A simple answer in this case might be, "just make simple text changes using the existing code for this release, and do a proper job for the next release when there's more time". And often we do take that approach -- when we can. Sometimes there won't be another opportunity because the dialog box is in a part of the system that won't now get touched for a long time, and it would be too expensive to open the code just to make that change (since that, again, would require development time, testing, requirements documentation, etc.). So in many cases the changes are "now or never".
These kinds of dilemmas are very familiar to anyone working in software development, and I'm not saying anything new about them. However, from a research point of view I am particularly interested in highlighting how the choices that have to be made about something's visual form relate to the ethical dimensions of such choices -- the conflicting imperatives that are all valid and which all reflect legitimate interests.

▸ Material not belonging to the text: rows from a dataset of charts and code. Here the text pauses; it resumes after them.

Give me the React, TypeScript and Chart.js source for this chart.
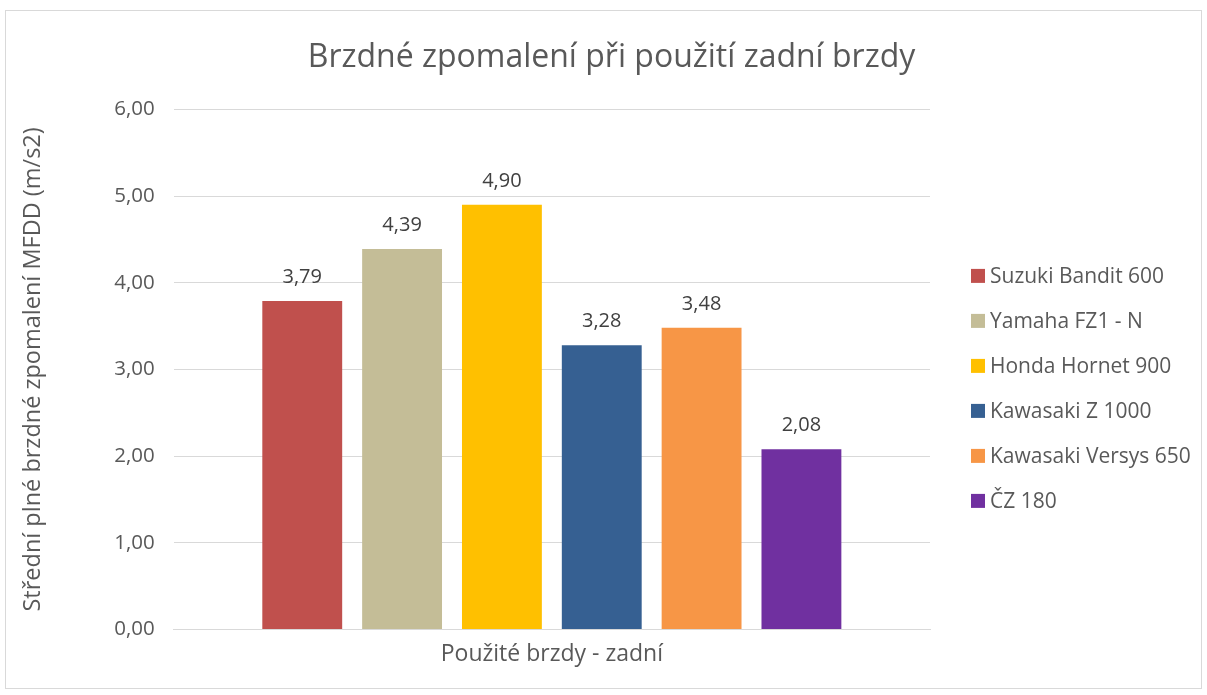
import React, { useEffect, useRef } from "react";
import { Chart, registerables } from "chart.js";

Chart.register(...registerables);

const categories = ["Použité brzdy - zadní"];
const chartTitle = "Brzdné zpomalení při použití zadní brzdy";
const yAxisTitle = "Střední plné brzdné zpomalení MFDD (m/s2)";
const seriesNames = [
  "Suzuki Bandit 600",
  "Yamaha FZ1 - N",
  "Honda Hornet 900",
  "Kawasaki Z 1000",
  "Kawasaki Versys 650",
  "ČZ 180",
];
const seriesValues = [3.79, 4.39, 4.9, 3.28, 3.48, 2.08];
const seriesColors = ["#C0504D", "#C4BD97", "#FFC000", "#366092", "#F79646", "#7030A0"];
const yTicks = [0, 1, 2, 3, 4, 5, 6];

const FONT = "'Open Sans', 'Noto Sans', sans-serif";
const TEXT = "#595959";
const fmt = (v: number) => v.toFixed(2).replace(".", ",");

const valueLabels = {
  id: "valueLabels",
  afterDatasetsDraw(chart: any) {
    const ctx = chart.ctx;
    ctx.save();
    ctx.font = `20px ${FONT}`;
    ctx.fillStyle = "#404040";
    ctx.textAlign = "center";
    ctx.textBaseline = "alphabetic";
    chart.data.datasets.forEach((ds: any, i: number) => {
      const meta = chart.getDatasetMeta(i);
      meta.data.forEach((bar: any, j: number) => {
        ctx.fillText(fmt(ds.data[j]), bar.x, bar.y - 18);
      });
    });
    ctx.restore();
  },
};

const centeredTitle = {
  id: "centeredTitle",
  afterDraw(chart: any) {
    const tb = chart.titleBlock;
    if (!tb) return;
    const ctx = chart.ctx;
    ctx.save();
    ctx.font = `32px ${FONT}`;
    ctx.fillStyle = TEXT;
    ctx.textAlign = "center";
    ctx.textBaseline = "middle";
    const y = tb.top + 39 + (32 * 1.2) / 2;
    ctx.fillText(chartTitle, chart.width / 2 + 8, y);
    ctx.restore();
  },
};

const sideLegend = {
  id: "sideLegend",
  afterDraw(chart: any) {
    const ctx = chart.ctx;
    const area = chart.chartArea;
    const rowH = 45;
    const n = chart.data.datasets.length;
    const centerY = (area.top + area.bottom) / 2 + 19;
    const startY = centerY - ((n - 1) * rowH) / 2;
    const boxX = area.right + 41;
    ctx.save();
    ctx.font = `21px ${FONT}`;
    ctx.textBaseline = "middle";
    ctx.textAlign = "left";
    chart.data.datasets.forEach((ds: any, i: number) => {
      const y = startY + i * rowH;
      ctx.fillStyle = ds.backgroundColor;
      ctx.fillRect(boxX, y - 7, 14, 14);
      ctx.fillStyle = TEXT;
      ctx.fillText(ds.label, boxX + 19, y + 1);
    });
    ctx.restore();
  },
};

export default function App() {
  const ref = useRef<HTMLCanvasElement>(null);
  useEffect(() => {
    if (!ref.current) return;
    const chart = new Chart(ref.current, {
      type: "bar",
      data: {
        labels: categories,
        datasets: seriesNames.map((n, i) => ({
          label: n,
          data: [seriesValues[i]],
          backgroundColor: seriesColors[i],
          borderWidth: 0,
        })),
      },
      options: {
        animation: false,
        responsive: false,
        maintainAspectRatio: false,
        layout: { padding: { left: 19, right: 277, top: 0, bottom: 27 } },
        datasets: { bar: { categoryPercentage: 0.792, barPercentage: 0.8 } },
        plugins: {
          title: {
            display: true,
            text: chartTitle,
            color: "rgba(0,0,0,0)",
            font: { family: FONT, size: 32, weight: "normal", lineHeight: 1.2 },
            padding: { top: 39, bottom: 32 },
          },
          legend: { display: false },
          tooltip: { enabled: false },
        },
        scales: {
          x: {
            grid: { display: false, drawTicks: false },
            border: { color: "#d9d9d9" },
            ticks: { display: false },
            title: {
              display: true,
              text: categories[0],
              color: TEXT,
              font: { family: FONT, size: 23, lineHeight: 1.2 },
              padding: { top: 11, bottom: 0 },
            },
          },
          y: {
            min: 0,
            max: 6,
            afterBuildTicks: (axis: any) => {
              axis.ticks = yTicks.map((v) => ({ value: v }));
            },
            grid: { color: "#d9d9d9", drawTicks: false },
            border: { display: false },
            ticks: {
              color: TEXT,
              font: { family: FONT, size: 20.5 },
              padding: 19,
              callback: (v: any) => fmt(Number(v)),
            },
            title: {
              display: true,
              text: yAxisTitle,
              color: TEXT,
              font: { family: FONT, size: 23.5, lineHeight: 1.2 },
              padding: { top: 0, bottom: 48 },
            },
          },
        },
      },
      plugins: [valueLabels, centeredTitle, sideLegend],
    });
    return () => chart.destroy();
  }, []);
  return (
    <div style={{ position: "fixed", left: 0, top: 0, width: 1207, height: 695, background: "#fff" }}>
      <div
        style={{
          position: "absolute",
          left: 5,
          top: 10,
          width: 1197,
          height: 679,
          border: "1px solid #d9d9d9",
          boxSizing: "border-box",
        }}
      />
      <canvas ref={ref} width={1207} height={695} style={{ position: "absolute", left: 0, top: 0 }} />
    </div>
  );
}
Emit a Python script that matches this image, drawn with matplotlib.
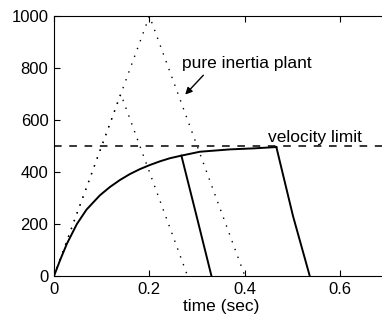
import numpy as np
import matplotlib
matplotlib.use("Agg")
import matplotlib.pyplot as plt

# pure inertia plant (bang-bang) velocity profiles
t_big = [0, 0.2, 0.4]
v_big = [0, 1000, 0]
t_small = [0, 0.14, 0.28]
v_small = [0, 700, 0]

# velocity-limited response
t_rise = [0, 0.013, 0.027, 0.048, 0.068, 0.096, 0.117, 0.138, 0.159, 0.18, 0.201,
          0.222, 0.243, 0.267, 0.306, 0.369, 0.42, 0.466]
v_rise = [0, 62, 124, 200, 255, 310, 342, 369, 392, 411, 427,
          441, 453, 463, 478, 487, 491, 496]
t_drop1 = [0.267, 0.299, 0.330]
v_drop1 = [463, 229, 0]
t_drop2 = [0.466, 0.501, 0.536]
v_drop2 = [496, 230, 0]

v_limit = 500

plt.rcParams['font.family'] = ['Liberation Sans', 'DejaVu Sans']

fig = plt.figure(figsize=(3.82, 3.26), dpi=100)
ax = fig.add_axes([54/382, 50/326, 334/382, 260/326])

ax.plot(t_big, v_big, color="black", linestyle=(0, (1, 5)), linewidth=1)
ax.plot(t_small, v_small, color="black", linestyle=(0, (1, 5)), linewidth=1)
ax.plot(t_rise, v_rise, color="black", linewidth=1.4)
ax.plot(t_drop1, v_drop1, color="black", linewidth=1.4)
ax.plot(t_drop2, v_drop2, color="black", linewidth=1.4)
ax.axhline(v_limit, color="black", linestyle=(0, (5, 5)), linewidth=1.1)

ax.text(0.268, 800, "pure inertia plant", fontsize=12.5)
ax.annotate("", xy=(0.271, 690), xytext=(0.317, 780),
            arrowprops=dict(arrowstyle="-|>", color="black", lw=1, mutation_scale=10))
ax.text(0.448, 517, "velocity limit", fontsize=12.5)

ax.set_xlim(0, 0.7)
ax.set_ylim(0, 1000)
ax.set_xticks([0, 0.2, 0.4, 0.6])
ax.set_xticklabels(["0", "0.2", "0.4", "0.6"])
ax.set_yticks([0, 200, 400, 600, 800, 1000])
ax.tick_params(direction="in", length=4, labelsize=12, top=True, pad=4)
ax.set_xlabel("time (sec)", fontsize=12.5, labelpad=2)

fig.savefig("out.png", dpi=100)
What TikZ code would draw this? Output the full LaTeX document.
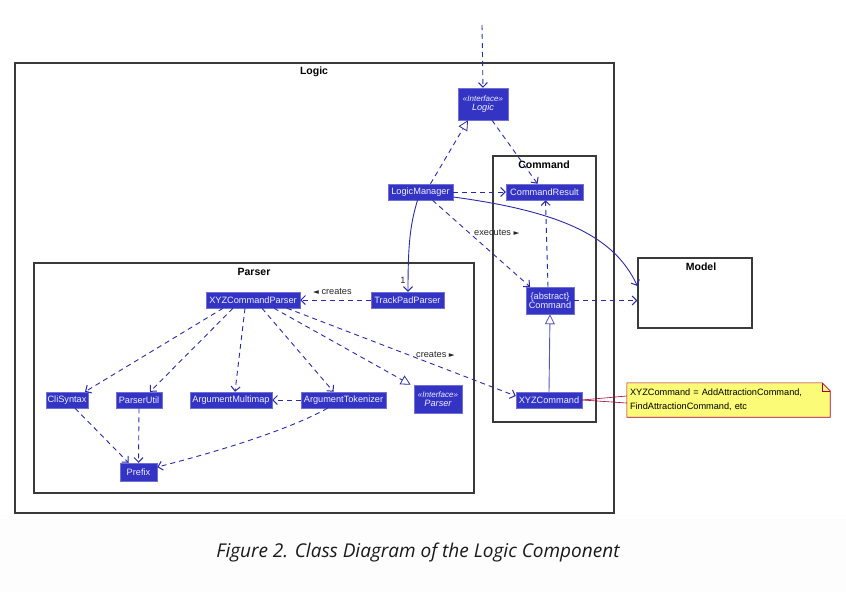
\documentclass[tikz,border=0pt]{standalone}
\usepackage{fontspec}
\setmainfont{Liberation Sans}
\newfontfamily\symfont{DejaVu Sans}
\newfontfamily\capfont{Open Sans}
\usetikzlibrary{arrows.meta,calc}
\pgfdeclarelayer{bg}
\pgfsetlayers{bg,main}
\definecolor{clsblue}{HTML}{3333C4}
\definecolor{arrowblue}{HTML}{2A2AA6}
\definecolor{framegray}{HTML}{3A3A3A}
\definecolor{noteyellow}{HTML}{FBFB77}
\definecolor{notered}{HTML}{A80036}
\definecolor{capgray}{HTML}{FDFDFD}
\tikzset{
  cls/.style={fill=clsblue, draw=clsblue!70!white, text=white!92!clsblue, inner sep=0pt,
    line width=0.5pt, font=\fontsize{9.2}{10.5}\selectfont, align=center},
  pkg/.style={draw=framegray, line width=1.2pt, inner sep=0pt},
  pkgtitle/.style={font=\bfseries\fontsize{10.5}{12}\selectfont, inner sep=0pt},
  dep/.style={arrowblue, line width=0.9pt, dash pattern=on 5pt off 4pt,
    -{Straight Barb[length=4.5pt,width=9pt,line width=1pt]}},
  assoc/.style={arrowblue, line width=0.9pt,
    -{Straight Barb[length=4.5pt,width=9pt,line width=1pt]}},
  real/.style={arrowblue, line width=0.9pt, dash pattern=on 5pt off 4pt,
    -{Triangle[open,length=10pt,width=10pt,fill=white,line width=0.8pt]}},
  gen/.style={arrowblue!80!white, line width=0.9pt,
    -{Triangle[open,length=10pt,width=10pt,fill=white,line width=0.8pt]}},
  lbl/.style={font=\fontsize{9.2}{10}\selectfont, inner sep=0pt, text=black!85},
}
\newcommand{\rtri}{{\symfont\fontsize{7.5}{8}\selectfont\raisebox{0.5pt}{►}}}
\newcommand{\ltri}{{\symfont\fontsize{7.5}{8}\selectfont\raisebox{0.5pt}{◄}}}
\begin{document}
\begin{tikzpicture}[x=1pt,y=-1pt]
\useasboundingbox (0,0) rectangle (846,592);
\fill[capgray] (0,519) rectangle (846,592);

% packages
\node[pkg, minimum width=599pt, minimum height=450pt] (logicpkg) at (314.5,288) {};
\node[pkgtitle] (logictitle) at (314,72) {Logic};
\node[pkg, minimum width=103pt, minimum height=266pt] (cmdpkg) at (544.5,289) {};
\node[pkgtitle] (cmdtitle) at (544,165) {Command};
\node[pkg, minimum width=440pt, minimum height=230pt] (parserpkg) at (254,378) {};
\node[pkgtitle] (parsertitle) at (254,272) {Parser};
\node[pkg, minimum width=114pt, minimum height=70pt] (model) at (695,293) {};
\node[pkgtitle] (modeltitle) at (701,267) {Model};

% classes
\node[cls, minimum width=50pt, minimum height=32pt] (logic) at (483,104)
  {{\itshape\fontsize{8}{9}\selectfont «Interface»}\\[-1pt]{\itshape Logic}};
\node[cls, minimum width=65pt, minimum height=16pt] (lm) at (420.5,192) {LogicManager};
\node[cls, minimum width=77pt, minimum height=16pt] (cr) at (544.5,192) {CommandResult};
\node[cls, minimum width=48pt, minimum height=27pt] (cmd) at (550,300.5) {\{abstract\}\\[-2pt]Command};
\node[cls, minimum width=66pt, minimum height=16pt] (xyzc) at (549,400) {XYZCommand};

\node[cls, minimum width=94pt, minimum height=16pt] (xyzp) at (253,300) {XYZCommandParser};
\node[cls, minimum width=73pt, minimum height=16pt] (tpp) at (407.5,300) {TrackPadParser};
\node[cls, minimum width=42pt, minimum height=16pt] (cli) at (67,400) {CliSyntax};
\node[cls, minimum width=46pt, minimum height=16pt] (pu) at (139,400) {ParserUtil};
\node[cls, minimum width=82pt, minimum height=16pt] (amm) at (231,400) {ArgumentMultimap};
\node[cls, minimum width=85pt, minimum height=16pt] (atok) at (343.5,400) {ArgumentTokenizer};
\node[cls, minimum width=48pt, minimum height=28pt] (ipars) at (438,399)
  {{\itshape\fontsize{8}{9}\selectfont «Interface»}\\[-1pt]{\itshape Parser}};
\node[cls, minimum width=37pt, minimum height=18pt] (prefix) at (138.5,472) {Prefix};

% note
\node[inner sep=0pt, minimum width=203pt, minimum height=34pt, text width=197pt, align=left,
  font=\fontsize{9.2}{14}\selectfont] (note) at (728.5,400)
  {XYZCommand = AddAttractionCommand,\\FindAttractionCommand, etc};
\begin{pgfonlayer}{bg}
\filldraw[fill=noteyellow, draw=notered, line width=0.6pt]
  (note.north west) -- ([xshift=-8pt]note.north east) -- ([yshift=-8pt]note.north east)
  -- (note.south east) -- (note.south west) -- cycle;
\draw[notered, line width=0.6pt] ([xshift=-8pt]note.north east) -- ([xshift=-8pt,yshift=-8pt]note.north east)
  -- ([yshift=-8pt]note.north east);
\end{pgfonlayer}
\draw[notered, line width=0.6pt] (xyzc.east) -- ([yshift=4pt]note.west);
\draw[notered, line width=0.6pt] (xyzc.east) -- ([yshift=-3pt]note.west);

% connectors
\coordinate (topin) at (482,25);
\draw[dep] (topin) -- (logic.north);
\draw[real] ([xshift=10pt]lm.north) -- ([xshift=-15pt]logic.south);
\draw[dep] ([xshift=9pt]logic.south) -- ([xshift=-7pt]cr.north);
\draw[dep] (lm.east) -- (cr.west);
\draw[assoc] ([yshift=-5pt]lm.east) .. controls (565,212) and (615,238) .. ([yshift=7pt]model.west);
\draw[assoc] ([xshift=-3pt]lm.south) .. controls (410,225) and (408,245) .. ([xshift=0.5pt]tpp.north);
\node[lbl] (one) at (403,280) {1};
\draw[dep] ([xshift=12pt]lm.south) -- ([xshift=-20pt]cmd.north);
\node[lbl, anchor=west] (execlbl) at (474,233) {executes \rtri};
\draw[dep] ([xshift=-2pt]cmd.north) -- ([xshift=1pt]cr.south);
\draw[dep] (cmd.east) -- (cmd.east -| model.west);
\draw[gen] (xyzc.north) -- (cmd.south);

\draw[dep] (tpp.west) -- (xyzp.east);
\node[lbl, anchor=west] (creates1) at (313,292) {\ltri\ creates};
\draw[dep] ([xshift=-30pt]xyzp.south) -- ([xshift=18pt]cli.north);
\draw[dep] ([xshift=-20pt]xyzp.south) -- ([xshift=11pt]pu.north);
\draw[dep] ([xshift=-8pt]xyzp.south) -- ([xshift=4pt]amm.north);
\draw[dep] ([xshift=9pt]xyzp.south) -- ([xshift=-10pt]atok.north);
\draw[real] ([xshift=21pt]xyzp.south) -- ([xshift=-3pt]ipars.north west);
\draw[dep] ([xshift=34pt]xyzp.south) -- ([yshift=4pt]xyzc.west);
\node[lbl, anchor=west] (creates2) at (416,355) {creates \rtri};
\draw[dep] (atok.west) -- (amm.east);
\draw[dep] ([xshift=8pt]cli.south) -- ([xshift=-10pt]prefix.north);
\draw[dep] (pu.south) -- (prefix.north);
\draw[dep] ([xshift=-16pt]atok.south) .. controls (285,432) and (205,455) .. ([yshift=5pt]prefix.east);

% caption
\node[inner sep=0pt, font=\capfont\itshape\fontsize{19}{22}\selectfont, text=black!90] (caption) at (418,553)
  {Figure 2. Class Diagram of the Logic Component};
\end{tikzpicture}
\end{document}
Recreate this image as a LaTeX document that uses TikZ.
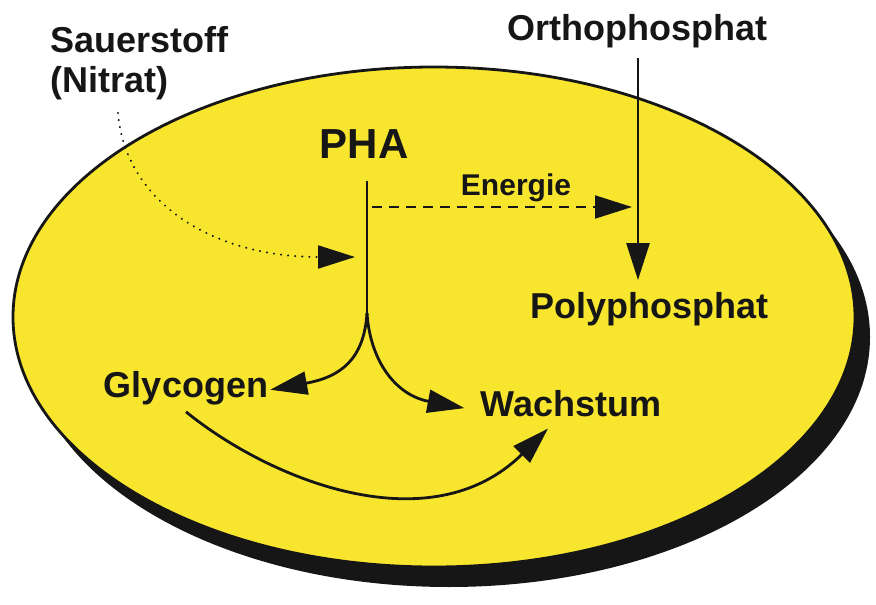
\documentclass[tikz,border=0pt]{standalone}
\usepackage{fontspec}
\setmainfont{Liberation Sans}
\usepackage{xcolor}
\usepackage{tikz}
\usetikzlibrary{arrows.meta,calc}
\definecolor{cellyellow}{RGB}{248,230,46}
\definecolor{inkblack}{RGB}{22,22,22}

\begin{document}
\begin{tikzpicture}[x=1pt, y=-1pt,
  lbl/.style={font=\fontsize{36}{40}\selectfont\bfseries, text=inkblack, inner sep=2pt},
  biglbl/.style={lbl, font=\fontsize{42}{46}\selectfont\bfseries},
  smalllbl/.style={lbl, font=\fontsize{30}{34}\selectfont\bfseries},
  arr/.style={-{Triangle[length=37pt, width=23pt]}, line width=2.8pt, draw=inkblack},
  dsharr/.style={arr, line width=1.8pt, dash pattern=on 10pt off 7pt},
  dotarr/.style={arr, line width=2.2pt, dash pattern=on 0.1pt off 7pt, line cap=round},
]
\useasboundingbox (0,0) rectangle (876,605);
\fill[inkblack, shift={(15,20)}] (434,317) ellipse [x radius=421, y radius=250];
\draw[fill=cellyellow, draw=inkblack, line width=2.8pt] (434,317) ellipse [x radius=421, y radius=250];
\node[lbl, align=left, anchor=west] (sauer) at (48,63) {Sauerstoff\\(Nitrat)};
\node[lbl, anchor=base] (ortho) at (637,40) {Orthophosphat};
\node[biglbl, anchor=base] (pha) at (364,158) {PHA};
\node[smalllbl, anchor=base] (energ) at (516,195) {Energie};
\node[lbl, anchor=base] (poly) at (649,318) {Polyphosphat};
\node[lbl, anchor=base] (glyc) at (186,397) {Glycogen};
\node[lbl, anchor=base] (wach) at (571,416) {Wachstum};
\coordinate (phatop) at (367,181);
\coordinate (split) at (367,313);
\coordinate (o2start) at (118,113);
\coordinate (o2tip) at (355,257);
\coordinate (estart) at (372,207);
\coordinate (etip) at (632,207);
\coordinate (orthotop) at (638,58);
\coordinate (polytip) at (638,280);
\draw[line width=2.8pt, draw=inkblack] (phatop) -- (split);
\draw[arr] (split) .. controls (364,360) and (340,377) .. ([yshift=-2pt]glyc.east);
\draw[arr] (split) .. controls (370,360) and (395,395) .. ([xshift=-14pt, yshift=-5pt]wach.west);
\draw[arr] ([yshift=-5pt]glyc.south) .. controls (270,480) and (430,545) .. ([xshift=-23pt, yshift=-10pt]wach.south);
\draw[arr] (orthotop) -- (polytip);
\draw[dsharr] (estart) -- (etip);
\draw[dotarr] (o2start) .. controls (125,200) and (210,257) .. (o2tip);
\end{tikzpicture}
\end{document}
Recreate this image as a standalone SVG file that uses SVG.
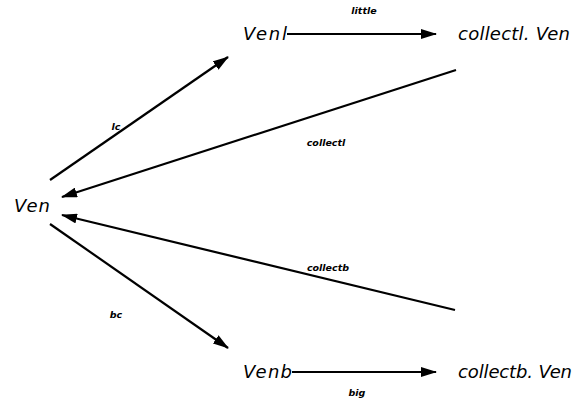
<svg xmlns="http://www.w3.org/2000/svg" width="575" height="399" viewBox="0 0 575 399">
<style>
.node{font-family:"DejaVu Sans","Liberation Sans",sans-serif;font-style:italic;font-size:18px;fill:#000}
.lbl{font-family:"DejaVu Sans","Liberation Sans",sans-serif;font-style:italic;font-weight:bold;font-size:9.5px;fill:#000}
.edge{stroke:#000;stroke-width:2.2;fill:none;marker-end:url(#ah)}
</style>
<defs>
<marker id="ah" markerWidth="16" markerHeight="10" refX="15" refY="5" orient="auto" markerUnits="userSpaceOnUse" viewBox="0 0 16 10">
<path d="M0,0 L16,5 L0,10 Z" fill="#000"/>
</marker>
</defs>
<rect width="575" height="399" fill="#fff"/>
<g id="connectors">
<line class="edge" x1="50" y1="180" x2="228" y2="57"/>
<line class="edge" x1="287" y1="34" x2="436" y2="34"/>
<line class="edge" x1="456" y1="70" x2="62" y2="197"/>
<line class="edge" x1="455" y1="310" x2="62" y2="215"/>
<line class="edge" x1="50" y1="224" x2="228" y2="348"/>
<line class="edge" x1="292" y1="372" x2="436" y2="372"/>
<text class="lbl" x="116" y="130" text-anchor="middle">lc</text>
<text class="lbl" x="364" y="14" text-anchor="middle">little</text>
<text class="lbl" x="326" y="146" text-anchor="middle">collectl</text>
<text class="lbl" x="328" y="271" text-anchor="middle">collectb</text>
<text class="lbl" x="116" y="318" text-anchor="middle">bc</text>
<text class="lbl" x="357" y="396" text-anchor="middle">big</text>
</g>
<g id="Ven"><text class="node" x="14" y="212" textLength="36" lengthAdjust="spacing">Ven</text></g>
<g id="Venl"><text class="node" x="243" y="40" textLength="44" lengthAdjust="spacing">Venl</text></g>
<g id="collectl.Ven"><text class="node" x="458" y="40" textLength="112" lengthAdjust="spacing">collectl. Ven</text></g>
<g id="Venb"><text class="node" x="243" y="378" textLength="49" lengthAdjust="spacing">Venb</text></g>
<g id="collectb.Ven"><text class="node" x="458" y="378" textLength="114" lengthAdjust="spacing">collectb. Ven</text></g>
</svg>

My focus is on the ethical choices involved in making decisions about form, when in the context of shaping interaction and experience for others with mediating tools and representations. In my research I've been applying it to the special case of people playing a group facilitative role with hypermedia representations, but really it's more broadly applicable. What I feel emerging is a set of ways to enable other people to think and talk about these choices as they relate to their own work. I'm not so much interested in being the expert assessor myself, though I have had to do dozen of assessments of practice in the course of the research (I just finished the last of the 47 individual analyses yesterday!) and I do similar kinds of assessments every day on the job.
Rather, I want to enable and enhance people's ability to think about these issues for themselves, and give them some tools to do so. I want to make the question of "how does the way I shape the things I make affect the people who interact with them?" something that's accessible for people to talk about and get insight on.